-- Aim --
Retype nothing but the lines from the start of the material up to and including the line with "plt.rcParams['font.family'] = ['Liberation". Pictures don't belong in the copy.
_ _ _
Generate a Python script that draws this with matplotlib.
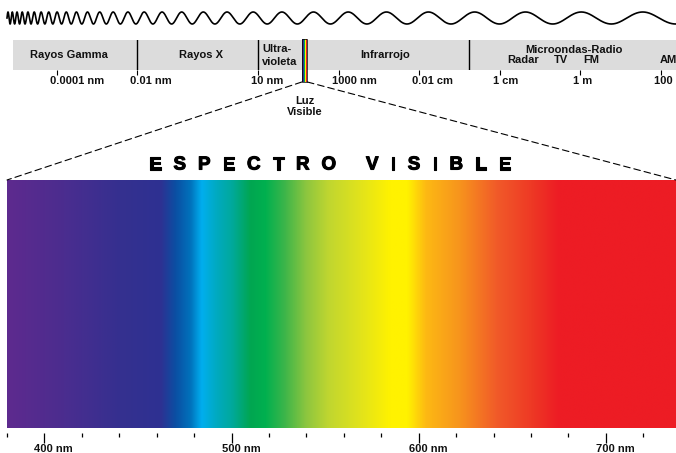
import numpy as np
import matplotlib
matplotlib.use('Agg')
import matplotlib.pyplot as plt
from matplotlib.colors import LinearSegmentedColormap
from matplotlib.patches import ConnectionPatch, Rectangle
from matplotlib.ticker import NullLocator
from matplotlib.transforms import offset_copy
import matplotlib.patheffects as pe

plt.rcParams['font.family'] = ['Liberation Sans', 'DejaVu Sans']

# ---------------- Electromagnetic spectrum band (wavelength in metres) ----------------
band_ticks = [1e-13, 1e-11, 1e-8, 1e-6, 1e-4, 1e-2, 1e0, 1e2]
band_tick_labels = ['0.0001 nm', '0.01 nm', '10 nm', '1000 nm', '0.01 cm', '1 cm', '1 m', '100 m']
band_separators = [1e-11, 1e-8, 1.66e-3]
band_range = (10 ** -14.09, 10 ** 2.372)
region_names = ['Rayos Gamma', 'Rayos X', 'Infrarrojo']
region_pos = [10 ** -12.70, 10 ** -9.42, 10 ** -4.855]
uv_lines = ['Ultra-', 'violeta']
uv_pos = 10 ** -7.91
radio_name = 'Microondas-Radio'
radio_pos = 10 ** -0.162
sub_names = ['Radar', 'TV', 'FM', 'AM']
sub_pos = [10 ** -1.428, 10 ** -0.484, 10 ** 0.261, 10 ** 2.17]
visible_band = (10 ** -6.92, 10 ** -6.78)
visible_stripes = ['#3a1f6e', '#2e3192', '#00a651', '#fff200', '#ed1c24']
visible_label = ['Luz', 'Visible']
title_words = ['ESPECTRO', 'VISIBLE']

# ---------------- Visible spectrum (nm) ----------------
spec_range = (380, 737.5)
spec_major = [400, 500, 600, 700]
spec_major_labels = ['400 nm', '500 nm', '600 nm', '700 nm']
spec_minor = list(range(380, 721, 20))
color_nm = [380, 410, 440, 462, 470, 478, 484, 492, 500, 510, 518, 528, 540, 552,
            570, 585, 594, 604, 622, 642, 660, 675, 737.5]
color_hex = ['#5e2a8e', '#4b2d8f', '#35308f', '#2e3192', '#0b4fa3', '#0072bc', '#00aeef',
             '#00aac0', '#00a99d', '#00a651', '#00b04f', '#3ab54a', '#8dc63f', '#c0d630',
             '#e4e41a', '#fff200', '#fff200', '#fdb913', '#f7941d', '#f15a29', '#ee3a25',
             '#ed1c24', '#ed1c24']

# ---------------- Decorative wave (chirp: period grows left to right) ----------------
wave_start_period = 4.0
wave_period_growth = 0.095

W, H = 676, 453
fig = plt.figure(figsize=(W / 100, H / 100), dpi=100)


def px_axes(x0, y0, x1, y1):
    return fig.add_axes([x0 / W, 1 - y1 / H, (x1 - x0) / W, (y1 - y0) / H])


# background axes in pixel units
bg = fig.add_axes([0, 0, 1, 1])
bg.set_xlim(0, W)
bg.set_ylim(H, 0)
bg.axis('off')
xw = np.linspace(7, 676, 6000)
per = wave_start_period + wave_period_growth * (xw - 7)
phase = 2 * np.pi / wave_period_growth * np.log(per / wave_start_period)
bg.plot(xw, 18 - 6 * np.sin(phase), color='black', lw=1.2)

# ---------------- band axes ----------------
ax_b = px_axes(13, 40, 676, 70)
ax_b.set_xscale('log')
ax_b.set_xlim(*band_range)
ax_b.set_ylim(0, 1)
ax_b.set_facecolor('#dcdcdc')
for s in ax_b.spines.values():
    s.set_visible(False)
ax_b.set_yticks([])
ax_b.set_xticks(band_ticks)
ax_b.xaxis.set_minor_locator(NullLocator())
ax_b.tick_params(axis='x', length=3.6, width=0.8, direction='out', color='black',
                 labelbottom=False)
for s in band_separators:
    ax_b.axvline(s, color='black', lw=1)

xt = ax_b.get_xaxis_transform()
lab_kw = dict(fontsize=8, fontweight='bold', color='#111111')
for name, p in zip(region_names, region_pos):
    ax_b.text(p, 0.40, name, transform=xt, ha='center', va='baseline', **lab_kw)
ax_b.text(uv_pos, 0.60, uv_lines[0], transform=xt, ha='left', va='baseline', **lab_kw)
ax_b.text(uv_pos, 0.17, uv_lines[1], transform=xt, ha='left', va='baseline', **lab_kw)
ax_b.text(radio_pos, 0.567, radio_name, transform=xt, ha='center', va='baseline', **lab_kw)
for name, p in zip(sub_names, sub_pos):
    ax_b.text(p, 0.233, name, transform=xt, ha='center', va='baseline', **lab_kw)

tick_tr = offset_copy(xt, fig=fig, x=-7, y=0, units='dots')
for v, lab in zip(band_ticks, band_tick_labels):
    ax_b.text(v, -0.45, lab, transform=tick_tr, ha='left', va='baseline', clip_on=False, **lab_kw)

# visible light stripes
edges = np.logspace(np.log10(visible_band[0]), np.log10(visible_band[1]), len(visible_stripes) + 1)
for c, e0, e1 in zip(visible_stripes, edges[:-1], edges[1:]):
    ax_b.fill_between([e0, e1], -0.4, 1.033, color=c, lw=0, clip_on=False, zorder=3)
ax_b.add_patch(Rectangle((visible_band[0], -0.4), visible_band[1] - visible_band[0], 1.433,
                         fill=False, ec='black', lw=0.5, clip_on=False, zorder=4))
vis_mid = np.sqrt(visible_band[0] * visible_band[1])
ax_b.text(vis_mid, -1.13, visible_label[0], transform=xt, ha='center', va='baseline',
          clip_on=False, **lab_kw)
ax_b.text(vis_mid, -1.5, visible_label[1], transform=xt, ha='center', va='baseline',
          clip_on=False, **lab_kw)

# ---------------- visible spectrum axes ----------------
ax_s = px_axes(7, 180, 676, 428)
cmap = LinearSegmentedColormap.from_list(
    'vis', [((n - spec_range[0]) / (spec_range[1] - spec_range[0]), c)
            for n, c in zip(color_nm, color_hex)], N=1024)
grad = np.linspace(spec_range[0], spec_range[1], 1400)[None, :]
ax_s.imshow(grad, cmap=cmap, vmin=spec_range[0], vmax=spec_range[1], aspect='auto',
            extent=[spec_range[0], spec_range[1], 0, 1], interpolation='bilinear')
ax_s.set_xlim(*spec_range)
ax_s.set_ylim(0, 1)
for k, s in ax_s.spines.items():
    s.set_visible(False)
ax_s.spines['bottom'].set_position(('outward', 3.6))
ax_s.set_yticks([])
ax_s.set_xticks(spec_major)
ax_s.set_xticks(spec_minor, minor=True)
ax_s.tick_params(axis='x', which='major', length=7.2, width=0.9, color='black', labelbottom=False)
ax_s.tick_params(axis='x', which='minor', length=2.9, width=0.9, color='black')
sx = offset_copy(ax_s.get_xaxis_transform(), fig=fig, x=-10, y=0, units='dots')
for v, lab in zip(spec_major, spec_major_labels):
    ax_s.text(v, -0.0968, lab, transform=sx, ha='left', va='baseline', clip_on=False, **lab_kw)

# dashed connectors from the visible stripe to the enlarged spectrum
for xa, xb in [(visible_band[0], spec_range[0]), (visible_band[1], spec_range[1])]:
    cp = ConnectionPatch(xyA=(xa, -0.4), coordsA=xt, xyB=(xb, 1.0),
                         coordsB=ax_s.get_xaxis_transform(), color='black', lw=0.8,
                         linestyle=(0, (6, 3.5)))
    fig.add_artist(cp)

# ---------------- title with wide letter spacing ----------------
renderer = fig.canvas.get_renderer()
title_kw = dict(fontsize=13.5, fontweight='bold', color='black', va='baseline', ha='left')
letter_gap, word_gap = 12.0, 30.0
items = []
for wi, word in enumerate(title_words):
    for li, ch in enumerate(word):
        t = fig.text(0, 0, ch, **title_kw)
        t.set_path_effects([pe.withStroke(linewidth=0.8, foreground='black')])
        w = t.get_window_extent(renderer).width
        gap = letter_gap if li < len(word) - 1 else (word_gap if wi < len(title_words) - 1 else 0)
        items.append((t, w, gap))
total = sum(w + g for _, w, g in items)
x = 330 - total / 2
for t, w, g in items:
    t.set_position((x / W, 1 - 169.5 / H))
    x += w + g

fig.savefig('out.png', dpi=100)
_ _ _
-- Finished exercise --
Generate a Python script that draws this with matplotlib.
import numpy as np
import matplotlib
matplotlib.use('Agg')
import matplotlib.pyplot as plt
from matplotlib.colors import LinearSegmentedColormap
from matplotlib.patches import ConnectionPatch, Rectangle
from matplotlib.ticker import NullLocator
from matplotlib.transforms import offset_copy
import matplotlib.patheffects as pe

plt.rcParams['font.family'] = ['Liberation Sans', 'DejaVu Sans']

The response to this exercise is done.